| GIVEN INFORMATION |
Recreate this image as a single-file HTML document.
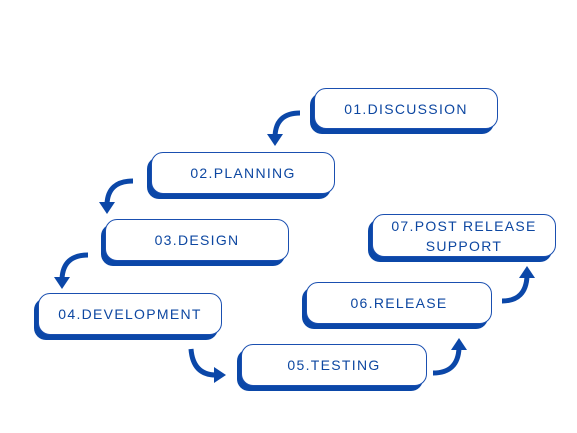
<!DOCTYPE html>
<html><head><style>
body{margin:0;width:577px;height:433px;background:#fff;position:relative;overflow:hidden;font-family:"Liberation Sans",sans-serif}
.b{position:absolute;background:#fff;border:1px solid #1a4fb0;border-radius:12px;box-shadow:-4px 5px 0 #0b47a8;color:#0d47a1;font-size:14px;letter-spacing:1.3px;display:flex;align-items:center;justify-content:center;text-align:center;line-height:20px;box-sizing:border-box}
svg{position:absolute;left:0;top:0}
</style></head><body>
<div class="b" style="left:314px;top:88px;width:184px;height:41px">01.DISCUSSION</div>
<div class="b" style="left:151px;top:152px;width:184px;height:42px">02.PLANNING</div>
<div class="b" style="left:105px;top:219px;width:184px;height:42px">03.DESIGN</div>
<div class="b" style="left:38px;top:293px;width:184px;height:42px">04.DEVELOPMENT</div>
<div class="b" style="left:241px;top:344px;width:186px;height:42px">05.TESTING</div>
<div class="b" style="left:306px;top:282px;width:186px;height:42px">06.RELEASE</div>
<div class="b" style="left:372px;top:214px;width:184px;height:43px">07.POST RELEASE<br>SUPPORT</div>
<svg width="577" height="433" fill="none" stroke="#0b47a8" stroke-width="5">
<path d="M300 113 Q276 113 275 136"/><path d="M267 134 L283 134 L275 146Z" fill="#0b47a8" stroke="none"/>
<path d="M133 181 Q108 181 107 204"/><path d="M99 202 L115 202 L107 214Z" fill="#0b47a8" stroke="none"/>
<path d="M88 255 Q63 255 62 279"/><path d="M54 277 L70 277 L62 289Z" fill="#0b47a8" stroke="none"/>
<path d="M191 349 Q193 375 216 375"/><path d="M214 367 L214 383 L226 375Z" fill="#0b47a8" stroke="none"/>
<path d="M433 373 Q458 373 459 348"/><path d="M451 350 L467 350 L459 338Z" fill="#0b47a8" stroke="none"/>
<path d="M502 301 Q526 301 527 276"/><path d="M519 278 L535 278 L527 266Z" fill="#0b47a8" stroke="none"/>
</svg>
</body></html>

| SHORT TASK |
Working from the material above, transcribe it exactly while omitting pictures.

| TASK RESPONSE |
Recreate this image as a single-file HTML document.
<!DOCTYPE html>
<html><head><style>
body{margin:0;width:577px;height:433px;background:#fff;position:relative;overflow:hidden;font-family:"Liberation Sans",sans-serif}
.b{position:absolute;background:#fff;border:1px solid #1a4fb0;border-radius:12px;box-shadow:-4px 5px 0 #0b47a8;color:#0d47a1;font-size:14px;letter-spacing:1.3px;display:flex;align-items:center;justify-content:center;text-align:center;line-height:20px;box-sizing:border-box}
svg{position:absolute;left:0;top:0}
</style></head><body>
<div class="b" style="left:314px;top:88px;width:184px;height:41px">01.DISCUSSION</div>
<div class="b" style="left:151px;top:152px;width:184px;height:42px">02.PLANNING</div>
<div class="b" style="left:105px;top:219px;width:184px;height:42px">03.DESIGN</div>
<div class="b" style="left:38px;top:293px;width:184px;height:42px">04.DEVELOPMENT</div>
<div class="b" style="left:241px;top:344px;width:186px;height:42px">05.TESTING</div>
<div class="b" style="left:306px;top:282px;width:186px;height:42px">06.RELEASE</div>
<div class="b" style="left:372px;top:214px;width:184px;height:43px">07.POST RELEASE<br>SUPPORT</div>
<svg width="577" height="433" fill="none" stroke="#0b47a8" stroke-width="5">
<path d="M300 113 Q276 113 275 136"/><path d="M267 134 L283 134 L275 146Z" fill="#0b47a8" stroke="none"/>
<path d="M133 181 Q108 181 107 204"/><path d="M99 202 L115 202 L107 214Z" fill="#0b47a8" stroke="none"/>
<path d="M88 255 Q63 255 62 279"/><path d="M54 277 L70 277 L62 289Z" fill="#0b47a8" stroke="none"/>
<path d="M191 349 Q193 375 216 375"/><path d="M214 367 L214 383 L226 375Z" fill="#0b47a8" stroke="none"/>
<path d="M433 373 Q458 373 459 348"/><path d="M451 350 L467 350 L459 338Z" fill="#0b47a8" stroke="none"/>
<path d="M502 301 Q526 301 527 276"/><path d="M519 278 L535 278 L527 266Z" fill="#0b47a8" stroke="none"/>
</svg>
</body></html>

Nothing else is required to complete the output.